Without Secretary Rubin's leadership, none of this would have
happened. And I want to thank his deputy, Secretary Larry
This is -- in my opinion -- this is the best team that the
United States of America has ever had at the Treasury
Department. And of course, they do a lot of things in addition
to trying to get IRS fixed.
They also are managing this incredibly complicated
international financial situation. And all over the world, the
finance ministries and leaders of other countries and markets in
other countries, they all say thank goodness we have the kind of
leadership at the Treasury Department in the U.S. that we have
from Secretary Rubin and Deputy Secretary Summers. So thank you
both for what you're doing. We appreciate it very much.
And Commissioner Rossotti, Charles Rossotti, came on board as
a reinventor, somebody with practical real-world experience, and
thank you for agreeing to take on the challenge. You're making
a tremendous difference, and none of this would have happened
without you also. So I really do appreciate it.
And Assistant Secretary Nancy Killefer in the management
side, and Bob Tobias. I'll say more about Bob in just a moment.
And Bob Winsell (ph), who is the co-chair of the commission
and head of the Taxpayer Treatment and Service Improvement
Program, thank you very, very much.
This group has helped the IRS rediscover its last name:
"Service." And as a group that's made up more of front-line
employees than anyone else, it can draw on practical experience.
In fact, we made sure that more than half of the members of
this task force were front-line IRS employees, because that's
where the ideas are.

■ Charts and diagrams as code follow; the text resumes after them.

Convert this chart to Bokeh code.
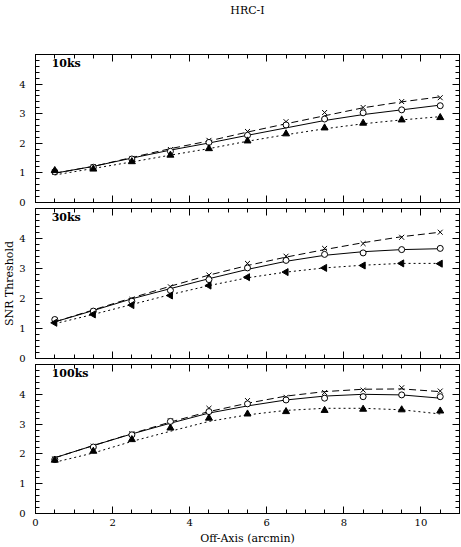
import math
from bokeh.plotting import figure
from bokeh.models import LinearAxis, FixedTicker, Range1d, Label
from bokeh.layouts import column
from bokeh.embed import file_html
from bokeh.resources import INLINE

# ---------------- data ----------------
title_text = "HRC-I"
x_label = "Off-Axis (arcmin)"
y_label = "SNR Threshold"
off_axis = [0.5, 1.5, 2.5, 3.5, 4.5, 5.5, 6.5, 7.5, 8.5, 9.5, 10.5]
x_tick_values = [0, 2, 4, 6, 8, 10]
y_tick_values = [0, 1, 2, 3, 4]
panel_names = ["10ks", "30ks", "100ks"]

# 10 ks
cross_10 = [1.02, 1.21, 1.49, 1.79, 2.10, 2.40, 2.73, 3.04, 3.21, 3.41, 3.54]
circ_10 = [1.04, 1.19, 1.47, 1.73, 2.03, 2.27, 2.62, 2.82, 3.03, 3.13, 3.27]
tri_10 = [1.08, 1.13, 1.38, 1.60, 1.82, 2.08, 2.32, 2.52, 2.68, 2.79, 2.87]
fit_cross_10 = [0.99, 1.22, 1.52, 1.82, 2.08, 2.38, 2.66, 2.93, 3.20, 3.40, 3.57]
fit_circ_10 = [0.99, 1.22, 1.50, 1.77, 2.01, 2.27, 2.52, 2.77, 2.97, 3.13, 3.29]
fit_tri_10 = [0.93, 1.15, 1.37, 1.60, 1.82, 2.07, 2.29, 2.49, 2.66, 2.79, 2.90]

# 30 ks
cross_30 = [1.30, 1.58, 1.97, 2.39, 2.78, 3.17, 3.41, 3.67, 3.83, 4.04, 4.21]
circ_30 = [1.30, 1.58, 1.91, 2.27, 2.63, 3.02, 3.27, 3.47, 3.52, 3.63, 3.67]
tri_30 = [1.19, 1.47, 1.78, 2.10, 2.43, 2.71, 2.88, 3.02, 3.10, 3.17, 3.16]
fit_cross_30 = [1.22, 1.62, 2.02, 2.41, 2.78, 3.10, 3.38, 3.63, 3.86, 4.06, 4.21]
fit_circ_30 = [1.22, 1.60, 1.99, 2.33, 2.66, 2.97, 3.24, 3.44, 3.56, 3.63, 3.66]
fit_tri_30 = [1.16, 1.47, 1.80, 2.13, 2.43, 2.69, 2.88, 3.02, 3.11, 3.17, 3.17]

# 100 ks
cross_100 = [1.83, 2.26, 2.68, 3.11, 3.53, 3.79, 3.90, 4.06, 4.14, 4.22, 4.11]
circ_100 = [1.81, 2.23, 2.64, 3.09, 3.42, 3.68, 3.81, 3.87, 3.92, 3.98, 3.92]
tri_100 = [1.79, 2.09, 2.48, 2.87, 3.20, 3.34, 3.42, 3.46, 3.50, 3.48, 3.44]
fit_cross_100 = [1.87, 2.28, 2.68, 3.07, 3.42, 3.70, 3.94, 4.09, 4.17, 4.18, 4.09]
fit_circ_100 = [1.87, 2.28, 2.67, 3.03, 3.37, 3.61, 3.81, 3.94, 4.00, 3.98, 3.87]
fit_tri_100 = [1.72, 2.03, 2.42, 2.76, 3.09, 3.31, 3.46, 3.53, 3.53, 3.48, 3.34]

FONT = "DejaVu Serif"
FS = "11px"
TICK_FS = "10px"


def style_axis(ax, ticks, minor, show_labels, standoff=8):
    ax.ticker = FixedTicker(ticks=ticks, minor_ticks=minor)
    ax.major_tick_in = 7
    ax.major_tick_out = 0
    ax.minor_tick_in = 4
    ax.minor_tick_out = 0
    ax.axis_line_color = "black"
    ax.major_tick_line_color = "black"
    ax.minor_tick_line_color = "black"
    ax.major_label_text_font = FONT
    ax.major_label_text_font_size = TICK_FS
    ax.axis_label_text_font = FONT
    ax.axis_label_text_font_size = FS
    ax.axis_label_text_font_style = "normal"
    ax.axis_label_text_color = "black"
    if show_labels:
        ax.major_label_text_color = "black"
        ax.major_label_standoff = standoff
    else:
        ax.major_label_text_color = None
        ax.major_label_standoff = 0


x_minor = [i * 0.5 for i in range(23)]
y_minor = [i * 0.2 for i in range(26)]


def make_panel(name, cross, circ, tri, fcross, fcirc, ftri, tri_angle,
               height, top, bottom, show_x):
    p = figure(width=461, height=height, x_range=Range1d(0, 11), y_range=Range1d(0, 5),
               output_backend="svg", toolbar_location=None,
               min_border_left=31, min_border_right=2,
               min_border_top=top, min_border_bottom=bottom)
    p.xgrid.visible = False
    p.ygrid.visible = False
    p.outline_line_color = "black"
    p.background_fill_color = "white"
    p.border_fill_color = "white"

    bottom_ax = p.below[0]
    left_ax = p.left[0]
    style_axis(bottom_ax, x_tick_values, x_minor, show_x, standoff=5)
    style_axis(left_ax, y_tick_values, y_minor, True, standoff=10)
    top_ax = LinearAxis()
    style_axis(top_ax, x_tick_values, x_minor, False)
    p.add_layout(top_ax, "above")
    right_ax = LinearAxis()
    style_axis(right_ax, y_tick_values, y_minor, False)
    p.add_layout(right_ax, "right")

    p.line(off_axis, fcross, line_color="black", line_width=1, line_dash="7 4")
    p.line(off_axis, fcirc, line_color="black", line_width=1)
    p.line(off_axis, ftri, line_color="black", line_width=1, line_dash="2 3")

    p.scatter(off_axis, cross, marker="x", size=7, line_color="black", line_width=1)
    p.scatter(off_axis, circ, marker="circle", size=6, fill_color="white",
              line_color="black", line_width=1)
    p.scatter(off_axis, tri, marker="triangle", size=7, fill_color="black",
              line_color="black", angle=tri_angle)

    p.add_layout(Label(x=0.42, y=4.93, text=name, text_font=FONT, text_font_size=FS,
                       text_font_style="bold", text_baseline="top", text_align="left",
                       text_color="black"))
    return p, {"top": top_ax, "bottom": bottom_ax, "left": left_ax}


f1, ax1 = make_panel(panel_names[0], cross_10, circ_10, tri_10,
                     fit_cross_10, fit_circ_10, fit_tri_10, 0.0, 208, 52, 6, False)
f2, ax2 = make_panel(panel_names[1], cross_30, circ_30, tri_30,
                     fit_cross_30, fit_circ_30, fit_tri_30, math.pi / 2, 156, 0, 6, False)
f3, ax3 = make_panel(panel_names[2], cross_100, circ_100, tri_100,
                     fit_cross_100, fit_circ_100, fit_tri_100, 0.0, 183, 0, 33, True)

# title above the top panel (as the label of the mirrored top axis)
ax1["top"].axis_label = title_text
ax1["top"].axis_label_standoff = 38

# y axis label (middle panel)
ax2["left"].axis_label = y_label
ax2["left"].axis_label_standoff = 0

# x axis label (bottom panel)
ax3["bottom"].axis_label = x_label
ax3["bottom"].axis_label_standoff = 3

layout = column(f1, f2, f3, spacing=0)

open("out.html", "w").write(file_html(layout, INLINE))
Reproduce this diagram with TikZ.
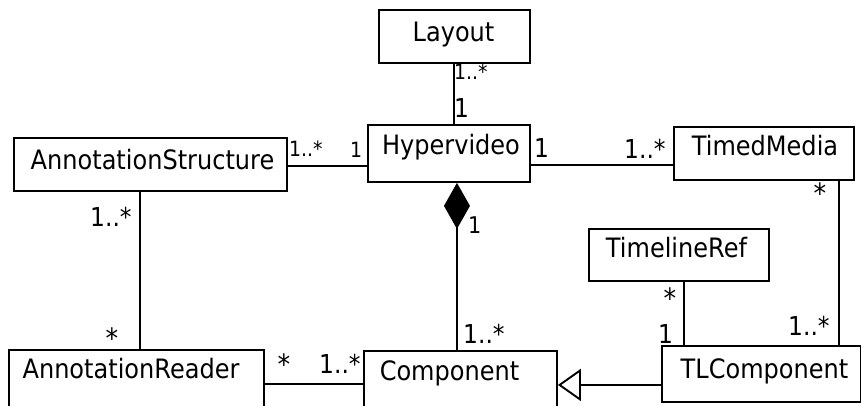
\documentclass[tikz,border=0pt]{standalone}
\usepackage{fontspec}
\setmainfont{DejaVu Sans}[FakeStretch=0.9]
\usetikzlibrary{arrows.meta}
\begin{document}
\begin{tikzpicture}[x=1pt,y=-1pt,
  cls/.style={draw=black, line width=1.9pt, fill=white, rectangle,
    inner sep=0pt, anchor=north west},
  clsname/.style={font=\fontsize{26.7}{30}\selectfont, inner sep=0pt, anchor=base},
  mbig/.style={font=\fontsize{26}{30}\selectfont, inner sep=0pt, anchor=base west},
  mmid/.style={font=\fontsize{23}{26}\selectfont, inner sep=0pt, anchor=base west},
  msmall/.style={font=\fontsize{21}{24}\selectfont, inner sep=0pt, anchor=base west},
  mstar/.style={font=\fontsize{28}{30}\selectfont, inner sep=0pt, anchor=base},
  assoc/.style={draw=black, line width=1.9pt},
  compo/.style={assoc, -{Diamond[length=46pt,width=26pt,fill=black]}},
  gener/.style={assoc, -{Triangle[open,length=23pt,width=32pt,fill=white]}}]
\useasboundingbox (0,0) rectangle (861,406);

% classes
\node[cls, minimum width=151pt, minimum height=53pt] (layout) at (378,9) {};
\node[cls, minimum width=162pt, minimum height=57pt] (hv) at (367,124) {};
\node[cls, minimum width=273pt, minimum height=53pt] (as) at (13,137) {};
\node[cls, minimum width=180pt, minimum height=53pt] (tm) at (673,126) {};
\node[cls, minimum width=180pt, minimum height=52pt] (tr) at (588,228) {};
\node[cls, minimum width=255pt, minimum height=59pt] (ar) at (8,349) {};
\node[cls, minimum width=193pt, minimum height=58pt] (comp) at (363,350) {};
\node[cls, minimum width=199pt, minimum height=56pt] (tlc) at (661,345) {};

% class names
\node[clsname] (layout-t) at (453.5,42) {Layout};
\node[clsname] (hv-t) at (451,155) {Hypervideo};
\node[clsname] (as-t) at (152.5,169) {AnnotationStructure};
\node[clsname] (tm-t) at (765,156) {TimedMedia};
\node[clsname] (tr-t) at (676.5,257) {TimelineRef};
\node[clsname] (tlc-t) at (764.5,378) {TLComponent};
\node[clsname] (ar-t) at (131,378) {AnnotationReader};
\node[clsname] (comp-t) at (449.5,380) {Component};

% associations
\draw[assoc] ([xshift=-0.5pt]layout.south) -- ([xshift=-0.5pt]layout.south |- hv.north);
\draw[assoc] ([yshift=-1.5pt]as.east) -- ([yshift=-1.5pt]as.east -| hv.west);
\draw[assoc] ([yshift=-12pt]hv.east) -- ([yshift=-12pt]hv.east -| tm.west);
\draw[assoc] ([xshift=-10.5pt]as.south) -- ([xshift=-10.5pt]as.south |- ar.north);
\draw[assoc] ([yshift=-4.5pt]ar.east) -- ([yshift=-4.5pt]ar.east -| comp.west);
\draw[assoc] ([xshift=5pt]tr.south) -- ([xshift=5pt]tr.south |- tlc.north);
\draw[assoc] ([xshift=-15.5pt]tm.south east) -- ([xshift=-15.5pt]tm.south east |- tlc.north);
% composition and generalization
\draw[compo] ([xshift=-3.5pt]comp.north) -- ([xshift=-3.5pt]comp.north |- hv.south);
\draw[gener] ([yshift=-11pt]tlc.west) -- ([yshift=-11pt]tlc.west -| comp.east);

% multiplicities
\node[msmall] (m1) at (454,80) {1..*};
\node[mbig] (m2) at (454,118) {1};
\node[msmall] (m3) at (289,157) {1..*};
\node[msmall] (m4) at (350,158) {1};
\node[mbig] (m5) at (534,158) {1};
\node[mbig] (m6) at (624,159) {1..*};
\node[mmid] (m7) at (468,233) {1};
\node[mbig] (m8) at (463,343) {1..*};
\node[mbig] (m9) at (90,226) {1..*};
\node[mstar] (m10) at (112,348) {*};
\node[mstar] (m11) at (284,374) {*};
\node[mbig] (m12) at (319,373) {1..*};
\node[mstar] (m13) at (670,308) {*};
\node[mbig] (m14) at (658,343) {1};
\node[mstar] (m15) at (820,204) {*};
\node[mbig] (m16) at (788,335) {1..*};
\end{tikzpicture}
\end{document}
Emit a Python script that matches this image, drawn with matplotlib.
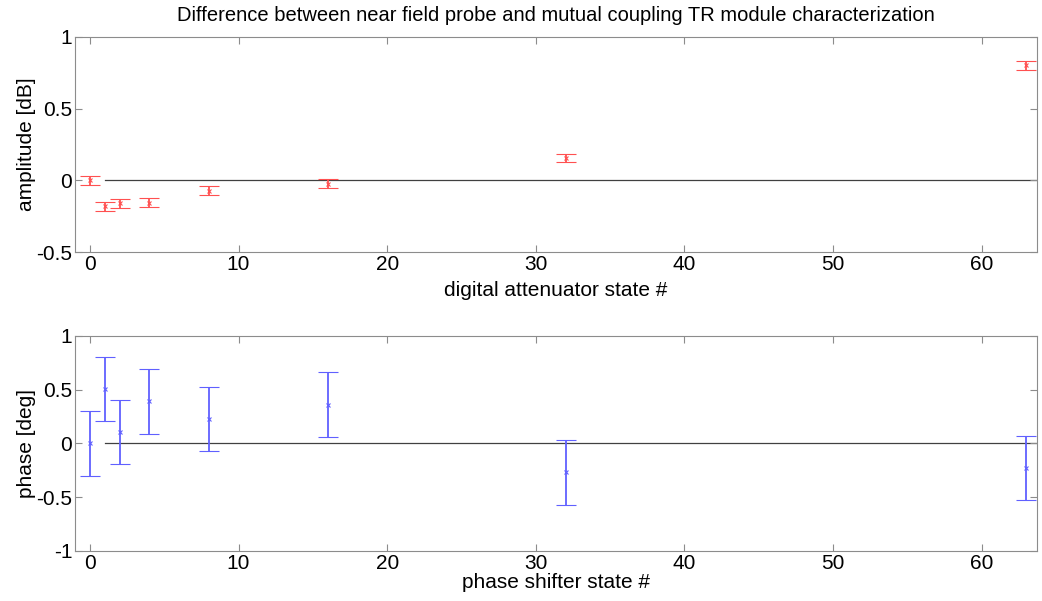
"""Near field probe vs mutual coupling TR module characterization difference."""

import matplotlib
matplotlib.use("Agg")
import matplotlib.pyplot as plt
from matplotlib.ticker import FormatStrFormatter

# attenuator states and amplitude difference [dB]
att_states = [0, 1, 2, 4, 8, 16, 32, 63]
amp_diff = [0.0, -0.18, -0.16, -0.155, -0.07, -0.022, 0.155, 0.80]
amp_err = [0.03, 0.03, 0.03, 0.03, 0.03, 0.03, 0.03, 0.03]

# phase shifter states and phase difference [deg]
ph_states = [0, 1, 2, 4, 8, 16, 32, 63]
ph_diff = [0.0, 0.505, 0.105, 0.39, 0.228, 0.36, -0.27, -0.23]
ph_err = [0.3, 0.3, 0.3, 0.3, 0.3, 0.3, 0.3, 0.3]

plt.rcParams["font.family"] = ["Liberation Sans", "DejaVu Sans"]
plt.rcParams["font.size"] = 15

fig = plt.figure(figsize=(10.42, 6.01), dpi=100)
ax1 = fig.add_axes([0.072, 0.5802, 0.9229, 0.3587])
ax2 = fig.add_axes([0.072, 0.0832, 0.9229, 0.3582])


def style(ax):
    for s in ax.spines.values():
        s.set_color("#8c8c8c")
        s.set_linewidth(0.8)
    ax.tick_params(direction="in", top=True, right=True, length=5,
                   color="#8c8c8c", labelsize=15, pad=2)
    ax.yaxis.set_major_formatter(FormatStrFormatter("%g"))
    ax.set_xlim(-1, 63.7)
    ax.set_xticks([0, 10, 20, 30, 40, 50, 60])
    # zero reference line
    ax.plot([1, 64], [0, 0], color="#404040", lw=0.9, zorder=1)


style(ax1)
ax1.errorbar(att_states, amp_diff, yerr=amp_err, fmt="x", color="#ff5050",
             ms=3, mew=0.8, elinewidth=1.3, capsize=7, capthick=1.3, zorder=3)
ax1.set_ylim(-0.5, 1)
ax1.set_yticks([-0.5, 0, 0.5, 1])
ax1.set_xlabel("digital attenuator state #", labelpad=5)
ax1.set_ylabel("amplitude [dB]", labelpad=0)
ax1.set_title("Difference between near field probe and mutual coupling TR module characterization",
              fontsize=14.5, pad=11)

style(ax2)
ax2.errorbar(ph_states, ph_diff, yerr=ph_err, fmt="x", color="#6060ff",
             ms=3, mew=0.8, elinewidth=1.3, capsize=7, capthick=1.3, zorder=3)
ax2.set_ylim(-1, 1)
ax2.set_yticks([-1, -0.5, 0, 0.5, 1])
ax2.set_xlabel("phase shifter state #", labelpad=0)
ax2.set_ylabel("phase [deg]", labelpad=0)

fig.savefig("out.png", dpi=100)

And also, if the front-line employees
don't support the changes, then you would see them go the way of
a lot of task force recommendations.
They would be ignored or sabotaged, or just, you know, not
ever really make a huge difference.
It is much likelier they will support changes that are
constructive and good and positive if they've had a chance to
help craft them in a way that meets the common sense test.
And let me thank Bob Tobias for his role in this as president
of the Treasury Employees Union. He urged all of the union
members to support this effort. He helped us find some of the
best IRS reinventors to name to this task force. And then, he
spent countless hours helping the task force review
recommendations from literally thousands and thousands of
We need more of this kind of labor-management cooperation.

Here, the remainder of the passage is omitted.